Pourquoi cette idée a jailli ? Mystère insondable, même après deux décennies de réflexion intense (ou pas).
En une minute, je redeviens femme d’action — ou du moins je fais de mon mieux.
Je referme mon « mirador », saute de ma capucine, m’habille à la vitesse d’un pompier, attrape mon fusil à pompe (ne cherchez pas, c’est une autre histoire), et me faufile dehors par la porte opposée aux visiteurs.
Avec toute la minutie qui me caractérise, je referme délicatement la porte — on peut être paniquée et bien élevée.
Me voilà à ramper sous les toits des stands, tapie derrière les énormes bidons d’huile (alias les poubelles de luxe).
Je me surprends à penser : « Si l’un d’eux approche, je le pulvérise. »
Mon cerveau, lui, ne m’offrait qu’un mantra :
Action – réaction.
Sans me préciser laquelle choisir.
La neige lourde tombait sur la tôle, étouffant tous les sons. Un décor parfait pour une scène d’angoisse, mais franchement pas pour surveiller ses arrières. Je replie donc ma bravoure et file vers le camion.
Les silhouettes, elles, s’affairaient toujours, comme si un congrès clandestin du “Comité du Grillage Découpé” battait son plein. Je les imaginais déjà prêts à m’utiliser comme charcuterie locale.
Pourtant, un certain courage — disons, une adrénaline optimiste — me pousse à débrancher mon camion, à allumer toutes les lumières des stands (« Même pas peur, les gars ! »), puis à bondir au volant.
Je place l’Iveco en position de bélier pour défoncer la grille d’accès au besoin.
Bon… l’Iveco 35 Super Daily n’avait ni la puissance ni l’ambition pour une telle carrière.
Mais il faut parfois laisser un peu de place à l’espoir naïf.
Alors que le jour étire ses premiers traits, j’observe enfin mieux : ils sont nombreux, oui… mais aucun ne vient vers moi.
Mon corps, lui, choisit précisément ce moment pour se figer.

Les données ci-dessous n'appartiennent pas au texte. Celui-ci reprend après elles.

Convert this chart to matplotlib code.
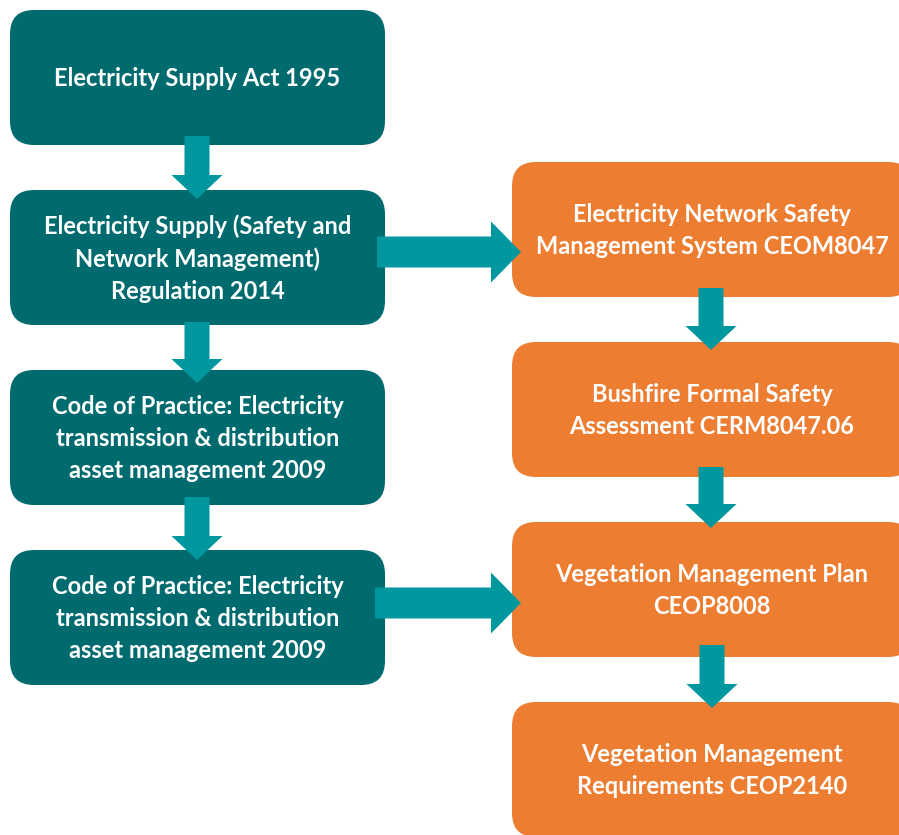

Je deviens un tronc d’arbre tremblant. Impossible de bouger. Plus rien ne répond.
J’appelle le propriétaire.
Le langage humain n’était plus disponible dans mon système.
Il a compris l’essentiel :
« J’appelle la gendarmerie.
J’arrive. »
Bien. Vite. Merci.
Après une éternité, les gyrophares percent enfin la pâleur du matin. Sirènes, lumière bleue, agitation.
Les mystérieux visiteurs disparaissent immédiatement dans le bois, sans demander leur reste.
Je descends du camion.
Résultat des courses : ils étaient simplement venus vandaliser la piste pour une sombre histoire de conflit interne entre associés.
Rien à voir avec moi.
Rien de personnel.
Personne n’avait prévu de transformer mon existence en thriller.
J’ai passé le reste de la journée à la gendarmerie, secouée, tremblante, incapable d’atterrir. Ils m’ont gardée jusqu’à ce que je retrouve un aspect vaguement normal.
Peut-être les avais-je, moi, un peu inquiétés.
Ce que j’ai retenu de cette nuit si singulière :
la peur nous transforme en êtres prodigieusement efficaces dans l’action… et incroyablement vulnérables dans l’attente.
C’était il y a vingt-cinq ans.
Je n’ai rien gardé de cette vie nomade — juste les histoires… et quelques plumes de corbeaux qui, j’en suis sûre, ne m’ont jamais vraiment oubliée.